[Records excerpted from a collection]
--------------------
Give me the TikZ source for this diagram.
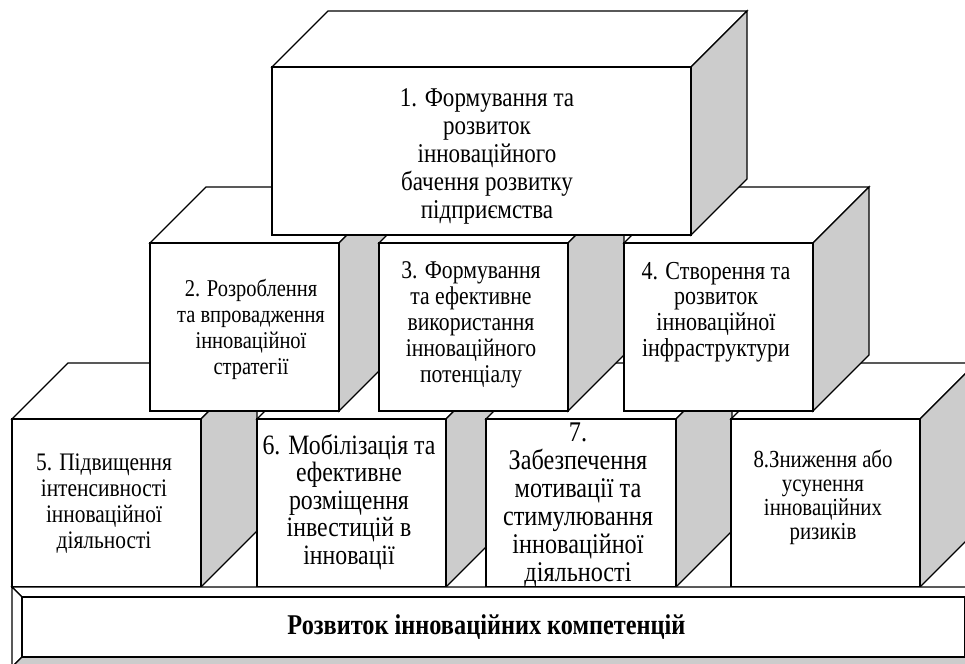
\documentclass[tikz,border=0pt]{standalone}
\usepackage{fontspec}
\setmainfont{Liberation Serif}[FakeStretch=0.85]
\definecolor{sidegray}{RGB}{204,204,204}
\tikzset{
  edge/.style={draw=black, line width=1.3pt, line join=miter},
  face/.style={edge, fill=white},
  side/.style={edge, fill=sidegray},
  frontface/.style={face, rectangle, inner sep=0pt},
  txt/.style={align=center, inner sep=0pt},
  fs/.style 2 args={font=\fontsize{#1}{#2}\selectfont},
  txtb/.style={align=center, inner sep=0pt, font=\fontsize{28.6}{30}\selectfont\bfseries},
}
% #1 name, #2 x1, #3 y1, #4 x2, #5 y2 (front face, pixel coords)
\newcommand\cubebox[5]{%
  \path[face] (#2,#3) -- ++(56,-56) -- ({#4+56},{#3-56}) -- (#4,#3) -- cycle;
  \path[side] (#4,#3) -- ({#4+56},{#3-56}) -- ({#4+56},{#5-56}) -- (#4,#5) -- cycle;
  \node[frontface, minimum width={(#4-#2)*1pt}, minimum height={(#5-#3)*1pt}] (#1) at ({(#2+#4)/2},{(#3+#5)/2}) {};
}
\begin{document}
\begin{tikzpicture}[x=1pt,y=-1pt]
\useasboundingbox (0,0) rectangle (965,663);
\clip (0,0) rectangle (965,663);
% row 3
\cubebox{b5}{12}{419}{201}{587}
\cubebox{b6}{257}{419}{446}{587}
\cubebox{b7}{486}{419}{676}{587}
\cubebox{b8}{731}{419}{920}{587}
% row 2
\cubebox{b2}{150}{243}{339}{411}
\cubebox{b3}{379}{243}{568}{411}
\cubebox{b4}{624}{243}{813}{411}
% row 1
\cubebox{b1}{272}{67}{691}{235}
% texts
\node[txt, fs={27.1}{28}] (t1) at (487,156) {1. Формування та\\розвиток\\інноваційного\\бачення розвитку\\підприємства};
\node[txt, fs={24.1}{26}] (t2) at (251,329) {2. Розроблення\\та впровадження\\інноваційної\\стратегії};
\node[txt, fs={25.5}{26}] (t3) at (471,325) {3. Формування\\та ефективне\\використання\\інноваційного\\потенціалу};
\node[txt, fs={25.9}{25.7}] (t4) at (716,312) {4. Створення та\\розвиток\\інноваційної\\інфраструктури};
\node[txt, fs={25.2}{26}] (t5) at (104,504) {5. Підвищення\\інтенсивності\\інноваційної\\діяльності};
\node[txt, fs={28}{27.5}] (t6) at (349,502) {6. Мобілізація та\\ефективне\\розміщення\\інвестицій в\\інновації};
\node[txt, fs={28.5}{28}] (t7) at (578,504.5) {7.\\Забезпечення\\мотивації та\\стимулювання\\інноваційної\\діяльності};
\node[txt, fs={24.5}{24}] (t8) at (823,497.5) {8.Зниження або\\усунення\\інноваційних\\ризиків};
% bottom bar (bevel)
\path[face] (12,587) -- (975,587) -- (965,597) -- (22,597) -- cycle;
\path[face] (12,587) -- (22,597) -- (22,657) -- (12,667) -- cycle;
\path[side] (12,667) -- (22,657) -- (965,657) -- (975,667) -- cycle;
\path[side] (975,587) -- (965,597) -- (965,657) -- (975,667) -- cycle;
\node[frontface, minimum width=943pt, minimum height=60pt] (bar) at (493.5,627) {};
\node[txtb] (tb) at (486.5,627) {Розвиток інноваційних компетенцій};
\end{tikzpicture}
\end{document}
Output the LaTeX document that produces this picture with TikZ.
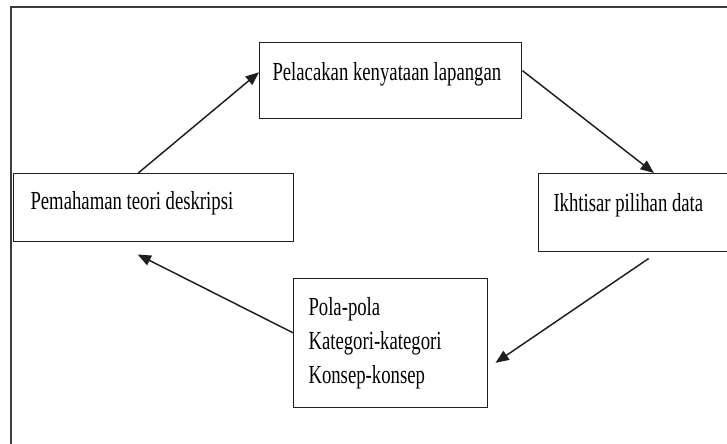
\documentclass[tikz,border=0pt]{standalone}
\usepackage{fontspec}
\usetikzlibrary{arrows.meta,calc}
\newfontfamily\boxfont[FakeStretch=0.72]{Liberation Serif}

\tikzset{every picture/.style={line width=0.75pt}}
\tikzset{
  kotak/.style={draw={rgb, 255:red, 30; green, 30; blue, 30 }, line width=1.1pt, inner sep=0pt, anchor=north west},
  teks/.style={font=\boxfont\fontsize{19.5}{25.5}\selectfont, inner sep=0pt, anchor=base west, align=left},
  panah/.style={draw={rgb, 255:red, 30; green, 30; blue, 30 }, line width=1.1pt, -{Triangle[length=10pt,width=8pt]}}
}

\begin{document}
\begin{tikzpicture}[x=0.75pt,y=0.75pt,yscale=-1,xscale=1]
        \useasboundingbox (0,0) rectangle (727,443);

        %Shape: Rectangle (frame)
        \draw [color={rgb, 255:red, 60; green, 60; blue, 60 }, line width=1.8pt] (11,7) rectangle (745,460) ;

        %Shape: Rectangle [boxes]
        \node [kotak, minimum width=196.5pt, minimum height=57pt] (pelacakan) at (259,42) {};
        \node [kotak, minimum width=210pt, minimum height=51pt] (pemahaman) at (13,173) {};
        \node [kotak, minimum width=155.25pt, minimum height=58.5pt] (ikhtisar) at (538,173) {};
        \node [kotak, minimum width=145.5pt, minimum height=96.75pt] (pola) at (293,278) {};

        % Text Node
        \node [teks] (pelacakanT) at ($(pelacakan.north west)+(13,38)$) {Pelacakan kenyataan lapangan};
        % Text Node
        \node [teks] (pemahamanT) at ($(pemahaman.north west)+(17,36)$) {Pemahaman teori deskripsi};
        % Text Node
        \node [teks] (ikhtisarT) at ($(ikhtisar.north west)+(15,38)$) {Ikhtisar pilihan data};
        % Text Node (base = last line)
        \node [teks] (polaT) at ($(pola.north west)+(15,105)$) {Pola-pola\\Kategori-kategori\\Konsep-konsep};

        %Straight Lines [arrows]
        \draw [panah] ($(pemahaman.north west)!0.445!(pemahaman.north east)$) -- ($(pelacakan.north west)!0.39!(pelacakan.south west)$) ;
        \draw [panah] ($(pelacakan.north east)!0.37!(pelacakan.south east)$) -- ($(ikhtisar.north west)!0.556!(ikhtisar.north east)$) ;
        \draw [panah] ($(ikhtisar.south west)!0.531!(ikhtisar.south east)+(0,6)$) -- ($(pola.north east)!0.65!(pola.south east)+(7,0)$) ;
        \draw [panah] ($(pola.north west)!0.42!(pola.south west)$) -- ($(pemahaman.south west)!0.443!(pemahaman.south east)+(0,12)$) ;

\end{tikzpicture}
\end{document}
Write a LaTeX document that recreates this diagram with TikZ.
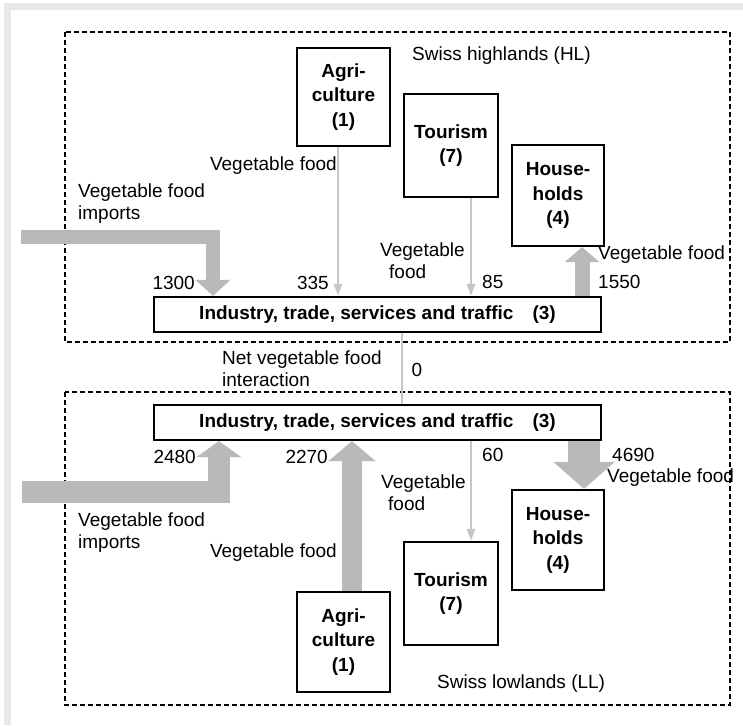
\documentclass[tikz,border=0pt]{standalone}
\usepackage{fontspec}
\setmainfont{Liberation Sans}
\usetikzlibrary{arrows.meta,calc}
\begin{document}
\begin{tikzpicture}[x=1pt,y=-1pt,
  box/.style={draw, line width=2.2pt, fill=white, align=center, inner sep=0pt,
    font=\bfseries\fontsize{19}{24.5}\selectfont},
  lbl/.style={inner sep=0pt, align=left, font=\fontsize{19}{22}\selectfont},
  region/.style={draw, line width=1.2pt, dash pattern=on 5pt off 3pt},
  flowline/.style={draw=gray!45, line width=2.5pt, -{Triangle[width=8pt,length=12pt]}},
  fat/.style n args={3}{draw=gray!55, line width=#1, line join=miter,
    -{Triangle[width=#2,length=#3]}}]
\useasboundingbox (0,0) rectangle (743,725);
\fill[white] (0,0) rectangle (743,725);
\fill[gray!18] (4,3) rectangle (743,10);
\fill[gray!18] (4,3) rectangle (11,725);

% regions
\draw[region] (65,32) rectangle (730,342);
\draw[region] (65,392) rectangle (730,705);

% highlands boxes
\node[box, minimum width=93pt, minimum height=98pt] (agriH) at (343.5,97) {Agri-\\culture\\(1)};
\node[box, minimum width=94pt, minimum height=103pt] (tourH) at (451,145.5) {Tourism\\(7)};
\node[box, minimum width=92pt, minimum height=101pt] (houseH) at (558,195.5) {House-\\holds\\(4)};
\node[box, minimum width=447pt, minimum height=35pt] (indH) at (377.5,314.5) {Industry, trade, services and traffic\hspace{1em}(3)};

% lowlands boxes
\node[box, minimum width=447pt, minimum height=35pt] (indL) at (377.5,422.5) {Industry, trade, services and traffic\hspace{1em}(3)};
\node[box, minimum width=92pt, minimum height=100pt] (houseL) at (558,540) {House-\\holds\\(4)};
\node[box, minimum width=94pt, minimum height=103pt] (tourL) at (451,593.5) {Tourism\\(7)};
\node[box, minimum width=93pt, minimum height=100pt] (agriL) at (343.5,642) {Agri-\\culture\\(1)};

% thin connectors
\coordinate (a1) at ([xshift=-5.5pt]agriH.south);
\draw[flowline] (a1) -- (a1 |- indH.north);
\coordinate (t1) at ([xshift=20pt]tourH.south);
\draw[flowline] (t1) -- (t1 |- indH.north);
\coordinate (n1) at ([xshift=24.5pt]indH.south);
\draw[flowline,-] (n1) -- (n1 |- indL.north);
\coordinate (t2) at ([xshift=20pt]tourL.north);
\draw[flowline] (t2 |- indL.south) -- (t2);

% fat connectors
\coordinate (impH) at (21,236.5);
\coordinate (impHx) at ([xshift=60pt]indH.north west);
\draw[fat={14pt}{34pt}{16pt}] (impH) -| (impHx);
\coordinate (hhu) at ([xshift=24pt]houseH.south);
\draw[fat={15pt}{34pt}{15pt}] (hhu |- indH.north) -- (hhu);
\coordinate (impL) at (22,492);
\coordinate (impLx) at ([xshift=66pt]indL.south west);
\draw[fat={22pt}{44pt}{16pt}] (impL) -| (impLx);
\coordinate (al) at ([xshift=8.5pt]agriL.north);
\draw[fat={20pt}{46pt}{20pt}] (al) -- (al |- indL.south);
\coordinate (hl) at ([xshift=26pt]houseL.north);
\draw[fat={32pt}{60pt}{27pt}] (hl |- indL.south) -- (hl);

% labels highlands
\node[lbl, anchor=west] (capH) at (412,56) {Swiss highlands (HL)};
\node[lbl, anchor=east] (vfA) at (337,166) {Vegetable food};
\node[lbl, anchor=east] (v335) at (329,283) {335};
\node[lbl, anchor=west] (vfT) at (380,261) {Vegetable\\\hspace*{9pt}food};
\node[lbl, anchor=west] (v85) at (482,282) {85};
\node[lbl, anchor=west] (vfHh) at (598,255) {Vegetable food};
\node[lbl, anchor=west] (v1550) at (598,282) {1550};
\node[lbl, anchor=west] (vfIH) at (78,204) {Vegetable food\\imports};
\node[lbl, anchor=east] (v1300) at (195,283) {1300};

% net
\node[lbl, anchor=west] (net) at (222,369) {Net vegetable food\\interaction};
\node[lbl] (v0) at (417,370) {0};

% labels lowlands
\node[lbl, anchor=east] (v2480) at (196,457) {2480};
\node[lbl, anchor=east] (v2270) at (328,457) {2270};
\node[lbl, anchor=west] (vfTL) at (381,493) {Vegetable\\\hspace*{7pt}food};
\node[lbl, anchor=west] (v60) at (482,455) {60};
\node[lbl, anchor=west] (v4690) at (612,455) {4690};
\node[lbl, anchor=west] (vfHL) at (607,478) {Vegetable food};
\node[lbl, anchor=west] (vfIL) at (78,533) {Vegetable food\\imports};
\node[lbl, anchor=east] (vfAL) at (337,553) {Vegetable food};
\node[lbl, anchor=west] (capL) at (437,684) {Swiss lowlands (LL)};
\end{tikzpicture}
\end{document}
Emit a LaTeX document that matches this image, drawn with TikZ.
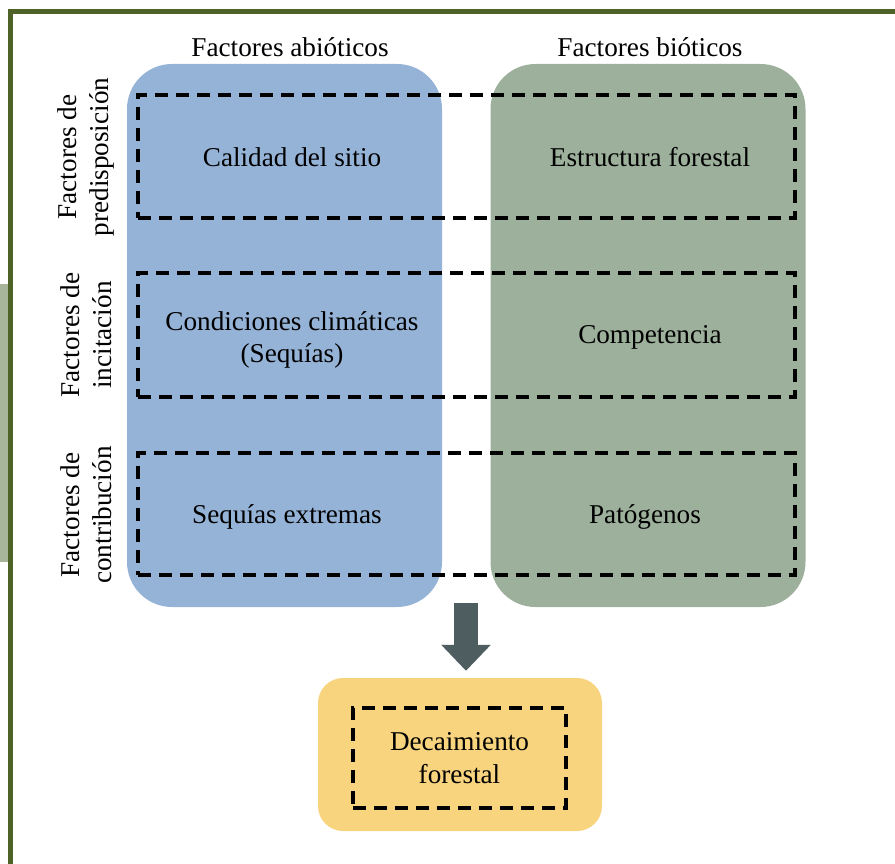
\documentclass[tikz,border=0pt]{standalone}
\usepackage{fontspec}
\setmainfont{Liberation Serif}
\usepackage{xcolor}
\usetikzlibrary{arrows.meta,calc,positioning}
\definecolor{frameolive}{HTML}{4F6228}
\definecolor{sidegray}{HTML}{A9B59B}
\definecolor{abioblue}{HTML}{95B3D7}
\definecolor{biogreen}{HTML}{9CB09B}
\definecolor{decayyellow}{HTML}{F9D47F}
\definecolor{arrowslate}{HTML}{4E5D60}
\tikzset{%
	column/.style   = {rectangle, rounded corners = 45pt, minimum width = 315pt, minimum height = 543pt}, % Columns
	rowbox/.style   = {draw, rectangle, dash pattern = on 13pt off 8pt, line width = 3.5pt, minimum width = 657pt}, % Rows
	txt/.style      = {align=center, font=\fontsize{27.2}{32.5}\selectfont}, % Text
	rowlabel/.style = {txt, rotate=90}, % Row labels
	bigarrow/.style = {draw=arrowslate, line width = 24pt, -{Triangle[width=48pt,length=26pt]}},
}

\begin{document}
\begin{tikzpicture}[x=1pt,y=-1pt]
	\useasboundingbox (0,0) rectangle (895,864);
	% frame
	\fill[sidegray] (0,284) rectangle (8,562);
	\draw[frameolive, line width=5pt] (10.5,864) -- (10.5,11.5) -- (895,11.5);
	% columns
	\node[column, fill=abioblue] (abio) at (284.5,335.5) {};
	\node[column, fill=biogreen] (bio) at (648,335.5) {};
	\node[txt] (abiohead) at (290,47) {Factores abióticos};
	\node[txt] (biohead) at (650,47) {Factores bióticos};
	% rows
	\node[rowbox, minimum height = 123pt] (pred) at (466.5,156.5) {};
	\node[rowbox, minimum height = 124pt] (inc) at (466.5,335) {};
	\node[rowbox, minimum height = 122pt] (con) at (466.5,514) {};
	\node[rowlabel] at (86,157) {Factores de\\predisposición};
	\node[rowlabel] at (86,335) {Factores de\\incitación};
	\node[rowlabel] at (86,515) {Factores de\\contribución};
	\node[txt] (sitio) at (292,157) {Calidad del sitio};
	\node[txt] (estr) at (650,157) {Estructura forestal};
	\node[txt] (clima) at (292,340) {Condiciones climáticas\\(Sequías)};
	\node[txt] (comp) at (650,337) {Competencia};
	\node[txt] (seq) at (287,517) {Sequías extremas};
	\node[txt] (pat) at (645,517) {Patógenos};
	% result
	\node[rectangle, rounded corners = 25pt, fill=decayyellow, minimum width = 284pt, minimum height = 153pt] (decay) at (460,754.5) {};
	\node[rowbox, minimum width = 213pt, minimum height = 100pt] (decin) at (459.5,758) {};
	\node[txt] (dectxt) at (decin) {Decaimiento\\forestal};
	\coordinate (split) at (466,603);
	\draw[bigarrow, shorten >= 7pt] (split) -- (split |- decay.north);
\end{tikzpicture}
\end{document}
--------------------
[Challenge] Return each line where "with" shows up.

[Task response]
Output the LaTeX document that produces this picture with TikZ.
Write a LaTeX document that recreates this diagram with TikZ.
Emit a LaTeX document that matches this image, drawn with TikZ.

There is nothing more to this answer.